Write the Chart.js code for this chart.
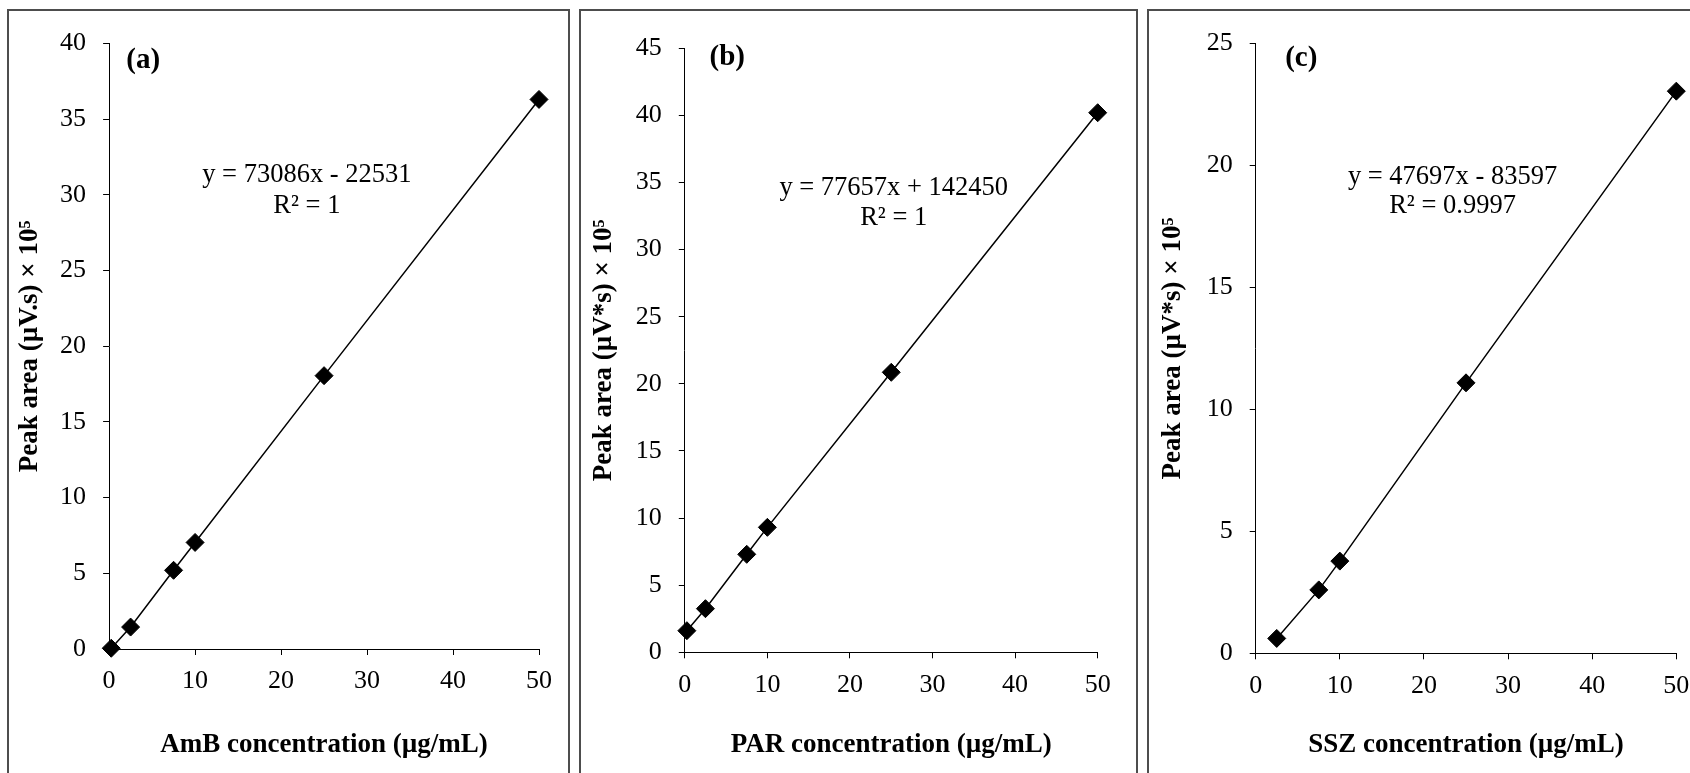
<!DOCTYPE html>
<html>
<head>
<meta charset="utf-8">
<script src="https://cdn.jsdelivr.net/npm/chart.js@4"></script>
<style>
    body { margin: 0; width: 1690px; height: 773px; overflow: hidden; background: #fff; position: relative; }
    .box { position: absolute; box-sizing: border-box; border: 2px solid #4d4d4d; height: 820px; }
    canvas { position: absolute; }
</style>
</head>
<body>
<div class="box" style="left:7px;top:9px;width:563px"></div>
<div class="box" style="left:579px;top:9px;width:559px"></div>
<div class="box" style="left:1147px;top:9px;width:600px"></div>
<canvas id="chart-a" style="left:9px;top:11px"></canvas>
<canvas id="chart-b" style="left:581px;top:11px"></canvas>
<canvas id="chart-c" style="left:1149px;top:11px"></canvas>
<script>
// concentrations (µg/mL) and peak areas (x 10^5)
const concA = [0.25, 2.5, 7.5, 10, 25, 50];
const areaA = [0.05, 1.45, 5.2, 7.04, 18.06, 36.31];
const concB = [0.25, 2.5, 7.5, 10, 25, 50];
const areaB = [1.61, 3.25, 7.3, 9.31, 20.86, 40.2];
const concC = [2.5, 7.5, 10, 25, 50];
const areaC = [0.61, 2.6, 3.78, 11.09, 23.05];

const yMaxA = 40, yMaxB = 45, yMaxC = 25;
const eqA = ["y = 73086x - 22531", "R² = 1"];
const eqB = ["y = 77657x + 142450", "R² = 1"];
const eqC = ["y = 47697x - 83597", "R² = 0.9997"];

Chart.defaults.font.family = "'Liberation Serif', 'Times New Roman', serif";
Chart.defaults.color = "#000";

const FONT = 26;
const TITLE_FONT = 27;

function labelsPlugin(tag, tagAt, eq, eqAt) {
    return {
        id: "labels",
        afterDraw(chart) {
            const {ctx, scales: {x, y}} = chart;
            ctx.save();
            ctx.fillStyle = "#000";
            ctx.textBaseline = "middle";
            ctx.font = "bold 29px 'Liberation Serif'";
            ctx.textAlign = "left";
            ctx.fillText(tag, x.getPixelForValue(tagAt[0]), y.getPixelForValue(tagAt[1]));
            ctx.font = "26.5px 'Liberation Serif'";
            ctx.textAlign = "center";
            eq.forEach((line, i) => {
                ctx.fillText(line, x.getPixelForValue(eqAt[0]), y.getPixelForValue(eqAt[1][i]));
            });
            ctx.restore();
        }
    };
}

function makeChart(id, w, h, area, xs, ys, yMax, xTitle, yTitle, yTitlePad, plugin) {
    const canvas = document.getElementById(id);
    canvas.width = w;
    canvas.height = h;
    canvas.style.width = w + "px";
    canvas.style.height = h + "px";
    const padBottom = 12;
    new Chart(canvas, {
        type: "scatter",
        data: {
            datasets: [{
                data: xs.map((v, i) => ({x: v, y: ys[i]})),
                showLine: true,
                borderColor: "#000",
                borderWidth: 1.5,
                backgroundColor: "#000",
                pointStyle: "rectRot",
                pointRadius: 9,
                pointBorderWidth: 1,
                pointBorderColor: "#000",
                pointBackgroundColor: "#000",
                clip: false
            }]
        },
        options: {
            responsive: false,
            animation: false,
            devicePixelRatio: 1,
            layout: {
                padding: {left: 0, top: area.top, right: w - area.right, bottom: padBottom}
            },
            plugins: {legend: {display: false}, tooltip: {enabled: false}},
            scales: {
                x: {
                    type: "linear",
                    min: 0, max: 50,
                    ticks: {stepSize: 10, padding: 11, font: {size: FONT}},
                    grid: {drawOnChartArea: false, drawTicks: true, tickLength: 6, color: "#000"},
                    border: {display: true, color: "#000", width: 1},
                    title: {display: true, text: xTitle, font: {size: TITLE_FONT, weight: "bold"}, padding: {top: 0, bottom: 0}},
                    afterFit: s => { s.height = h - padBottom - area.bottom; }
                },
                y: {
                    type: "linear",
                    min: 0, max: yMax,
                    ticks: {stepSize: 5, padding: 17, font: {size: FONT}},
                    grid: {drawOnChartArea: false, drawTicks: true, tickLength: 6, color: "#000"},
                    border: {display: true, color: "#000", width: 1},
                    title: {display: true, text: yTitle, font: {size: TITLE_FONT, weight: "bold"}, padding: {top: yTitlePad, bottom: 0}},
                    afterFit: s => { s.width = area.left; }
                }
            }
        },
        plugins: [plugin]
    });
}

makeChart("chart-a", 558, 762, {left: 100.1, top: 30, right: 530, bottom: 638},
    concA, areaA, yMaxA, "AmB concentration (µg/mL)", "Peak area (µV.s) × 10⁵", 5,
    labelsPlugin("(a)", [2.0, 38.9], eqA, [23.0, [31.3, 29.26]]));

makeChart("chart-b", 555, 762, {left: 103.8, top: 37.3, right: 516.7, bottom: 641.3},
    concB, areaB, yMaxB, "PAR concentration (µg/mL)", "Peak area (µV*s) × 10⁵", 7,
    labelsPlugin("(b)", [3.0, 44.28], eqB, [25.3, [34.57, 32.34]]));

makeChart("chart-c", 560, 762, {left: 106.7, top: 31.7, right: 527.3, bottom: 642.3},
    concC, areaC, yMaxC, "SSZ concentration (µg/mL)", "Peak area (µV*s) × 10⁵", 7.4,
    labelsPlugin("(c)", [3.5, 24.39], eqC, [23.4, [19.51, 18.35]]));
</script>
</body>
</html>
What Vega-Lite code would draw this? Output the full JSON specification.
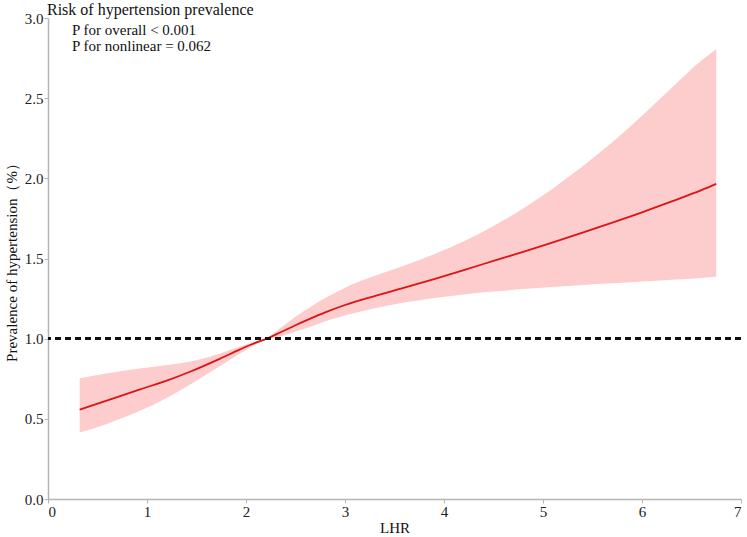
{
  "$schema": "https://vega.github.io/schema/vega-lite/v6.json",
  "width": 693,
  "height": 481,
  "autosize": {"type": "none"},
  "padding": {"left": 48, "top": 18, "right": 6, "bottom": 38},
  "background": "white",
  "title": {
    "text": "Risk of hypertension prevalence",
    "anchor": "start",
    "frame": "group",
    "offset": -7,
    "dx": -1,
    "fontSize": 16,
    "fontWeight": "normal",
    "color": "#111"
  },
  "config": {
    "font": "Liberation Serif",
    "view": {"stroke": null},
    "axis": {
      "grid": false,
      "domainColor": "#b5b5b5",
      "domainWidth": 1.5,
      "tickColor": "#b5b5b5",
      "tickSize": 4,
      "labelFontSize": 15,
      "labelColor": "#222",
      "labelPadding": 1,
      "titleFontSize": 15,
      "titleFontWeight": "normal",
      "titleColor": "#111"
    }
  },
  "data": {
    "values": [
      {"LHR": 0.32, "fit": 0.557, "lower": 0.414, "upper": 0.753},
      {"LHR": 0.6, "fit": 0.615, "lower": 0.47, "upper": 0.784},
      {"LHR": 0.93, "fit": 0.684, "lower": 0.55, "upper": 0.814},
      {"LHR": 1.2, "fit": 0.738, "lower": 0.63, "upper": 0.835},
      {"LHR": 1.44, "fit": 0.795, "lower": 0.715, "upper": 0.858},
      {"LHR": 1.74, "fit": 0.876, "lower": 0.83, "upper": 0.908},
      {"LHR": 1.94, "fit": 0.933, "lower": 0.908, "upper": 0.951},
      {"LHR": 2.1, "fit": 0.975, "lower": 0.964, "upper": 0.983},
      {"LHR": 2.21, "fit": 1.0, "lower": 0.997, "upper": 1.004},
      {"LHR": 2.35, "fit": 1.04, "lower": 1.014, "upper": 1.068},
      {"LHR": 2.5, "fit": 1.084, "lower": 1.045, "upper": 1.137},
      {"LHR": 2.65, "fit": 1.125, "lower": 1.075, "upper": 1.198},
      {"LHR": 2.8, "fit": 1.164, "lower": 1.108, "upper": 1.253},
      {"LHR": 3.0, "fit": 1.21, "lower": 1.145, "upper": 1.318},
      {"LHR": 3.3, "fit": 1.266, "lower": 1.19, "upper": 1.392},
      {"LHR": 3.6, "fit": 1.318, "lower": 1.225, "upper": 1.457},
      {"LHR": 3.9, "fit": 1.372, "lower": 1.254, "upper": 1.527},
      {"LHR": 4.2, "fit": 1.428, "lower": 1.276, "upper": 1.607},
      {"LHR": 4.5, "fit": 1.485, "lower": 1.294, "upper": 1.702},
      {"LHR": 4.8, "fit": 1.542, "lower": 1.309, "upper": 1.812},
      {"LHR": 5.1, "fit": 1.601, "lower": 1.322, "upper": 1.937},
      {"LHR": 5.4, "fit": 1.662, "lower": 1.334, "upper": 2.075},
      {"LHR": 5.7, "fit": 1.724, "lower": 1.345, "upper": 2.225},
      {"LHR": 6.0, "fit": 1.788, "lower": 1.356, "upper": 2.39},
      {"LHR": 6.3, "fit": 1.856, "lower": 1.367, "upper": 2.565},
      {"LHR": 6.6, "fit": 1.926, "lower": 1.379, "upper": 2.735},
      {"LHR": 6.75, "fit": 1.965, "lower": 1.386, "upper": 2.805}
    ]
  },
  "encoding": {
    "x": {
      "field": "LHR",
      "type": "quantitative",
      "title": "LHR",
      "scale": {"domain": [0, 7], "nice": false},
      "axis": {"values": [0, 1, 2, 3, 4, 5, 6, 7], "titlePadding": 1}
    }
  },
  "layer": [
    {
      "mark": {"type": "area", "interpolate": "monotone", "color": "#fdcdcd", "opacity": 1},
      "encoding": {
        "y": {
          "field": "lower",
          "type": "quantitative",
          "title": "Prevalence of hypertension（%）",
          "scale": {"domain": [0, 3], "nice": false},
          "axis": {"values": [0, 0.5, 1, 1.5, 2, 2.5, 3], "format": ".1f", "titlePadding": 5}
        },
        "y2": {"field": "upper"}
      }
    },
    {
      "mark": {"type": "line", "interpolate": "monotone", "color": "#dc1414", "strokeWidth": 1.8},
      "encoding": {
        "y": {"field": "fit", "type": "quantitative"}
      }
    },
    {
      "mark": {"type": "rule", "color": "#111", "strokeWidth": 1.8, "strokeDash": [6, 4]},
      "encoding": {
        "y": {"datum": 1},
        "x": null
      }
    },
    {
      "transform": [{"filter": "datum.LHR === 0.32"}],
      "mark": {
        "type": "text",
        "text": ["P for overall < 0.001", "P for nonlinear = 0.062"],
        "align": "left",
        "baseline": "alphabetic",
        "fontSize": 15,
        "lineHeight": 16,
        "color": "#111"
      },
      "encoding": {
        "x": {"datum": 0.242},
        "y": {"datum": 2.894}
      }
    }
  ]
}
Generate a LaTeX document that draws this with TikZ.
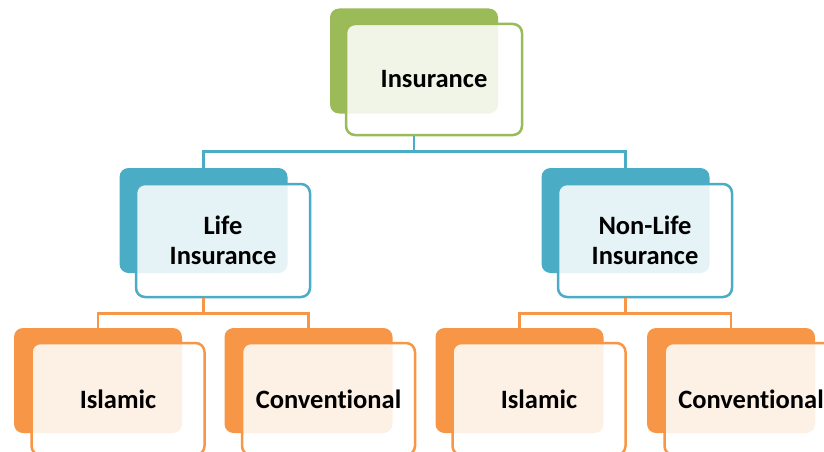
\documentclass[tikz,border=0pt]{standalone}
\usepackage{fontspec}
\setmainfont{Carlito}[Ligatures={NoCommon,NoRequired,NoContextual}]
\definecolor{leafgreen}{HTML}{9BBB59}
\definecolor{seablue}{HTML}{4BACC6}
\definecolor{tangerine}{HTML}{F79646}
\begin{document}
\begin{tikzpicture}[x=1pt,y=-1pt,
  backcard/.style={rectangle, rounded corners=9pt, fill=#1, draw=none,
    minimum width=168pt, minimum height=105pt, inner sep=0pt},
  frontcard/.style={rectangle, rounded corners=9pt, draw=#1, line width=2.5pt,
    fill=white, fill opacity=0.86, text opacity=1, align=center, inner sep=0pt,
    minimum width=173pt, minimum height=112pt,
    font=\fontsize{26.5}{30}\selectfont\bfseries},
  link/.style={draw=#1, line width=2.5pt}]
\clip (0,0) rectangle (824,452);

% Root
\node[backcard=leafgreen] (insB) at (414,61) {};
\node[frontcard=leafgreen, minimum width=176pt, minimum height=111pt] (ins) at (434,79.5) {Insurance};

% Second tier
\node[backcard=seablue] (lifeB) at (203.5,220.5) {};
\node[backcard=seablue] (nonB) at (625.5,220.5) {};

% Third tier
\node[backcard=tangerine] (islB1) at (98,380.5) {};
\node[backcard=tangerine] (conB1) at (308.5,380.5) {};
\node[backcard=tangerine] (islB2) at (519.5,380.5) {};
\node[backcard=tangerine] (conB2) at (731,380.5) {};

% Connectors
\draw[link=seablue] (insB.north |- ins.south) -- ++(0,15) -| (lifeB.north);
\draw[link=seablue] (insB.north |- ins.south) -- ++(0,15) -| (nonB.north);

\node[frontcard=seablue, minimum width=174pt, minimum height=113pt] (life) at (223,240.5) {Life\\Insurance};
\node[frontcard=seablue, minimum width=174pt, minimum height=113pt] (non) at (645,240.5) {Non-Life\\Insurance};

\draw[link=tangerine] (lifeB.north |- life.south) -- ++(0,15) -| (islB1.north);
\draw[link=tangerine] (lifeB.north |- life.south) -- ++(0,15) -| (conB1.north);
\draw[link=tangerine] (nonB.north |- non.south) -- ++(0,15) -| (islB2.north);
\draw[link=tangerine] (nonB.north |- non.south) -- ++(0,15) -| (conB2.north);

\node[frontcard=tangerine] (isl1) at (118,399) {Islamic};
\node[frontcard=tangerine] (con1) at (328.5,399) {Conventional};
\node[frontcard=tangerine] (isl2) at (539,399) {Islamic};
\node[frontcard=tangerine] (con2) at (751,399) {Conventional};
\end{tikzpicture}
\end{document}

# Job
Scan the listing above and copy all lines containing the word "this".

# Answer to the exercise
Write the Chart.js code for this chart.
What Vega-Lite code would draw this? Output the full JSON specification.
Generate a LaTeX document that draws this with TikZ.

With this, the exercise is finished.